* **Collected data**:
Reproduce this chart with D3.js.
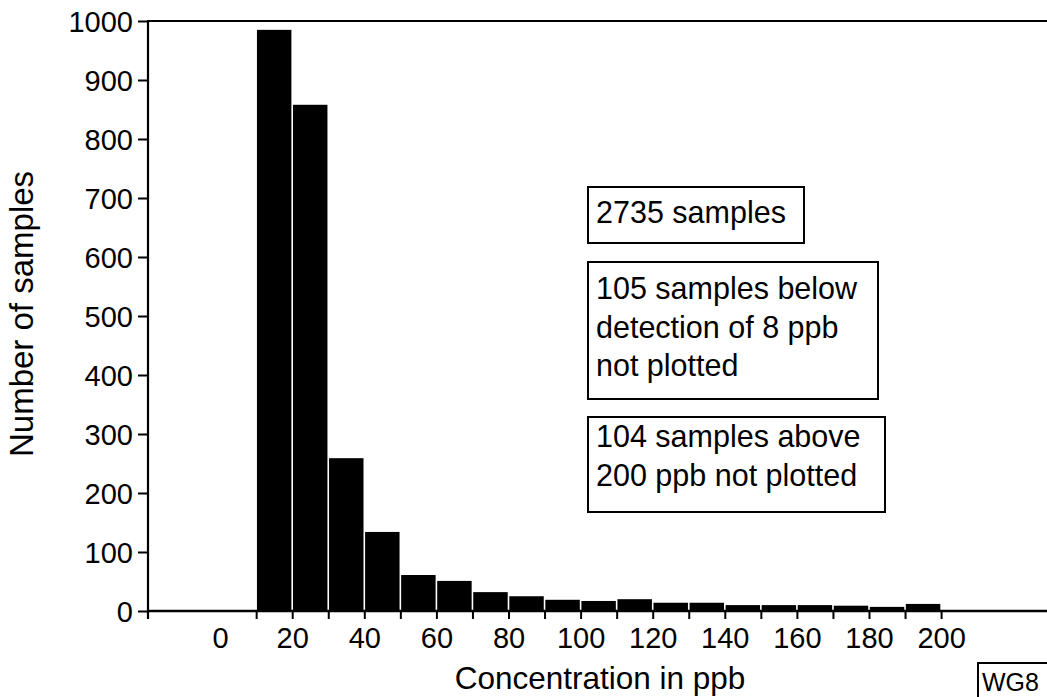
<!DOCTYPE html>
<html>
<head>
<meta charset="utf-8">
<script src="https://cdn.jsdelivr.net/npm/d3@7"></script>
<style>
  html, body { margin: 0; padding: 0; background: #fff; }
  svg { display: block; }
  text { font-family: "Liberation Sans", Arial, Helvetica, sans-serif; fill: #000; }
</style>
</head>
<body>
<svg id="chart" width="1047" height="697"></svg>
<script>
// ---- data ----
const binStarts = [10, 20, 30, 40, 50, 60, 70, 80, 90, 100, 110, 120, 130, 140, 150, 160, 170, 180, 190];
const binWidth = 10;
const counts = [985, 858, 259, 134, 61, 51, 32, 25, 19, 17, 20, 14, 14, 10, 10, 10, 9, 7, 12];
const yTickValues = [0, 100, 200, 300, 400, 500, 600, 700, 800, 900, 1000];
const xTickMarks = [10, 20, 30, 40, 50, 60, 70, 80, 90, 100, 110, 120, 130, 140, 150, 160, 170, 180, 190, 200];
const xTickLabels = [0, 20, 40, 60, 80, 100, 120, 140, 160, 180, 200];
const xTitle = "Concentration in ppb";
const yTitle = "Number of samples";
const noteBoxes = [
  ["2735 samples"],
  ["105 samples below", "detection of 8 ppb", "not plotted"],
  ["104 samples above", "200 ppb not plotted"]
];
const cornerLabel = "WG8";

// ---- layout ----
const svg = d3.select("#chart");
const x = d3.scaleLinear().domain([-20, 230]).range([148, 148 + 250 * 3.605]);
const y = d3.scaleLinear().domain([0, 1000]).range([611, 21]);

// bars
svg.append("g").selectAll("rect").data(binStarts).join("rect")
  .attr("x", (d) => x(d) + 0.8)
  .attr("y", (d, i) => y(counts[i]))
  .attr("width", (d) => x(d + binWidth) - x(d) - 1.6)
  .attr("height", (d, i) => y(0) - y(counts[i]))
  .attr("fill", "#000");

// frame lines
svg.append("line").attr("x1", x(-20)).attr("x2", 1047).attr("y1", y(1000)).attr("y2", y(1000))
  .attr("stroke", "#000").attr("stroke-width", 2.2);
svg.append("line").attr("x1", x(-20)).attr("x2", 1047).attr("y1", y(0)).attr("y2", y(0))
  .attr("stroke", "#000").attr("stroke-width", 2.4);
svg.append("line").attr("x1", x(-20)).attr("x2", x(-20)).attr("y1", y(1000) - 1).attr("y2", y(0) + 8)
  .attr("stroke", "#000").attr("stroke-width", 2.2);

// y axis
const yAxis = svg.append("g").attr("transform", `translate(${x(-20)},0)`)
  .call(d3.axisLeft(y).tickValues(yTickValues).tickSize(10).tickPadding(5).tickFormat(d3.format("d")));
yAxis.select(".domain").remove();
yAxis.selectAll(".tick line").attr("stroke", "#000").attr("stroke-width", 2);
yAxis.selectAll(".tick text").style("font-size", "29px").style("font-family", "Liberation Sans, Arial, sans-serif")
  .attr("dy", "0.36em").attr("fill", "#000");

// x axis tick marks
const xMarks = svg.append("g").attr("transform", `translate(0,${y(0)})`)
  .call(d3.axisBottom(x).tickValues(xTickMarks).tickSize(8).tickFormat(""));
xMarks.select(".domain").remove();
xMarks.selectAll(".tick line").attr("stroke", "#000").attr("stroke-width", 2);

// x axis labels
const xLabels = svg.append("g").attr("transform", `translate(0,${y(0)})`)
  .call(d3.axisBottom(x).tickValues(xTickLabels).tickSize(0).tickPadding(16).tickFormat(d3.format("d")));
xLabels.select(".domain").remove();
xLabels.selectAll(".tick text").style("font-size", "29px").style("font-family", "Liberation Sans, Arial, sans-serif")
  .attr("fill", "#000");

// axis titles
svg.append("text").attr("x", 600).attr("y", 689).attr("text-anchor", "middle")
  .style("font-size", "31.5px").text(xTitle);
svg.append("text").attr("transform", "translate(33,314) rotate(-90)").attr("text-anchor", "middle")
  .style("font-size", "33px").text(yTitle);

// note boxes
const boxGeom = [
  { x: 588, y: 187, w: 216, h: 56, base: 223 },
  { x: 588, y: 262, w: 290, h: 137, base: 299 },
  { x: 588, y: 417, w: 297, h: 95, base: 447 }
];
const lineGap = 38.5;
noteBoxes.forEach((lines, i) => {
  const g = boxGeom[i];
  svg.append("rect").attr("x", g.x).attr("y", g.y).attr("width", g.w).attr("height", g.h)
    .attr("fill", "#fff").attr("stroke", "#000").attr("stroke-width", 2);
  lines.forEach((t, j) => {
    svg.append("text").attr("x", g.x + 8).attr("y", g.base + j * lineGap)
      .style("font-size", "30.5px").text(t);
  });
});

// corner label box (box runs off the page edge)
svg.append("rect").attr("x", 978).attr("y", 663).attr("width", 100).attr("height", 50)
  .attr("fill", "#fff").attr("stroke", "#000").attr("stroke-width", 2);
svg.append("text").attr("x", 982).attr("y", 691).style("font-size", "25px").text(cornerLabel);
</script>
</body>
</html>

* **The request**: All of the data above should be quoted exactly, except for the pictures.

* **The reply**:
Reproduce this chart with D3.js.
<!DOCTYPE html>
<html>
<head>
<meta charset="utf-8">
<script src="https://cdn.jsdelivr.net/npm/d3@7"></script>
<style>
  html, body { margin: 0; padding: 0; background: #fff; }
  svg { display: block; }
  text { font-family: "Liberation Sans", Arial, Helvetica, sans-serif; fill: #000; }
</style>
</head>
<body>
<svg id="chart" width="1047" height="697"></svg>
<script>
// ---- data ----
const binStarts = [10, 20, 30, 40, 50, 60, 70, 80, 90, 100, 110, 120, 130, 140, 150, 160, 170, 180, 190];
const binWidth = 10;
const counts = [985, 858, 259, 134, 61, 51, 32, 25, 19, 17, 20, 14, 14, 10, 10, 10, 9, 7, 12];
const yTickValues = [0, 100, 200, 300, 400, 500, 600, 700, 800, 900, 1000];
const xTickMarks = [10, 20, 30, 40, 50, 60, 70, 80, 90, 100, 110, 120, 130, 140, 150, 160, 170, 180, 190, 200];
const xTickLabels = [0, 20, 40, 60, 80, 100, 120, 140, 160, 180, 200];
const xTitle = "Concentration in ppb";
const yTitle = "Number of samples";
const noteBoxes = [
  ["2735 samples"],
  ["105 samples below", "detection of 8 ppb", "not plotted"],
  ["104 samples above", "200 ppb not plotted"]
];
const cornerLabel = "WG8";

// ---- layout ----
const svg = d3.select("#chart");
const x = d3.scaleLinear().domain([-20, 230]).range([148, 148 + 250 * 3.605]);
const y = d3.scaleLinear().domain([0, 1000]).range([611, 21]);

// bars
svg.append("g").selectAll("rect").data(binStarts).join("rect")
  .attr("x", (d) => x(d) + 0.8)
  .attr("y", (d, i) => y(counts[i]))
  .attr("width", (d) => x(d + binWidth) - x(d) - 1.6)
  .attr("height", (d, i) => y(0) - y(counts[i]))
  .attr("fill", "#000");

// frame lines
svg.append("line").attr("x1", x(-20)).attr("x2", 1047).attr("y1", y(1000)).attr("y2", y(1000))
  .attr("stroke", "#000").attr("stroke-width", 2.2);
svg.append("line").attr("x1", x(-20)).attr("x2", 1047).attr("y1", y(0)).attr("y2", y(0))
  .attr("stroke", "#000").attr("stroke-width", 2.4);
svg.append("line").attr("x1", x(-20)).attr("x2", x(-20)).attr("y1", y(1000) - 1).attr("y2", y(0) + 8)
  .attr("stroke", "#000").attr("stroke-width", 2.2);

// y axis
const yAxis = svg.append("g").attr("transform", `translate(${x(-20)},0)`)
  .call(d3.axisLeft(y).tickValues(yTickValues).tickSize(10).tickPadding(5).tickFormat(d3.format("d")));
yAxis.select(".domain").remove();
yAxis.selectAll(".tick line").attr("stroke", "#000").attr("stroke-width", 2);
yAxis.selectAll(".tick text").style("font-size", "29px").style("font-family", "Liberation Sans, Arial, sans-serif")
  .attr("dy", "0.36em").attr("fill", "#000");

// x axis tick marks
const xMarks = svg.append("g").attr("transform", `translate(0,${y(0)})`)
  .call(d3.axisBottom(x).tickValues(xTickMarks).tickSize(8).tickFormat(""));
xMarks.select(".domain").remove();
xMarks.selectAll(".tick line").attr("stroke", "#000").attr("stroke-width", 2);

// x axis labels
const xLabels = svg.append("g").attr("transform", `translate(0,${y(0)})`)
  .call(d3.axisBottom(x).tickValues(xTickLabels).tickSize(0).tickPadding(16).tickFormat(d3.format("d")));
xLabels.select(".domain").remove();
xLabels.selectAll(".tick text").style("font-size", "29px").style("font-family", "Liberation Sans, Arial, sans-serif")
  .attr("fill", "#000");

// axis titles
svg.append("text").attr("x", 600).attr("y", 689).attr("text-anchor", "middle")
  .style("font-size", "31.5px").text(xTitle);
svg.append("text").attr("transform", "translate(33,314) rotate(-90)").attr("text-anchor", "middle")
  .style("font-size", "33px").text(yTitle);

// note boxes
const boxGeom = [
  { x: 588, y: 187, w: 216, h: 56, base: 223 },
  { x: 588, y: 262, w: 290, h: 137, base: 299 },
  { x: 588, y: 417, w: 297, h: 95, base: 447 }
];
const lineGap = 38.5;
noteBoxes.forEach((lines, i) => {
  const g = boxGeom[i];
  svg.append("rect").attr("x", g.x).attr("y", g.y).attr("width", g.w).attr("height", g.h)
    .attr("fill", "#fff").attr("stroke", "#000").attr("stroke-width", 2);
  lines.forEach((t, j) => {
    svg.append("text").attr("x", g.x + 8).attr("y", g.base + j * lineGap)
      .style("font-size", "30.5px").text(t);
  });
});

// corner label box (box runs off the page edge)
svg.append("rect").attr("x", 978).attr("y", 663).attr("width", 100).attr("height", 50)
  .attr("fill", "#fff").attr("stroke", "#000").attr("stroke-width", 2);
svg.append("text").attr("x", 982).attr("y", 691).style("font-size", "25px").text(cornerLabel);
</script>
</body>
</html>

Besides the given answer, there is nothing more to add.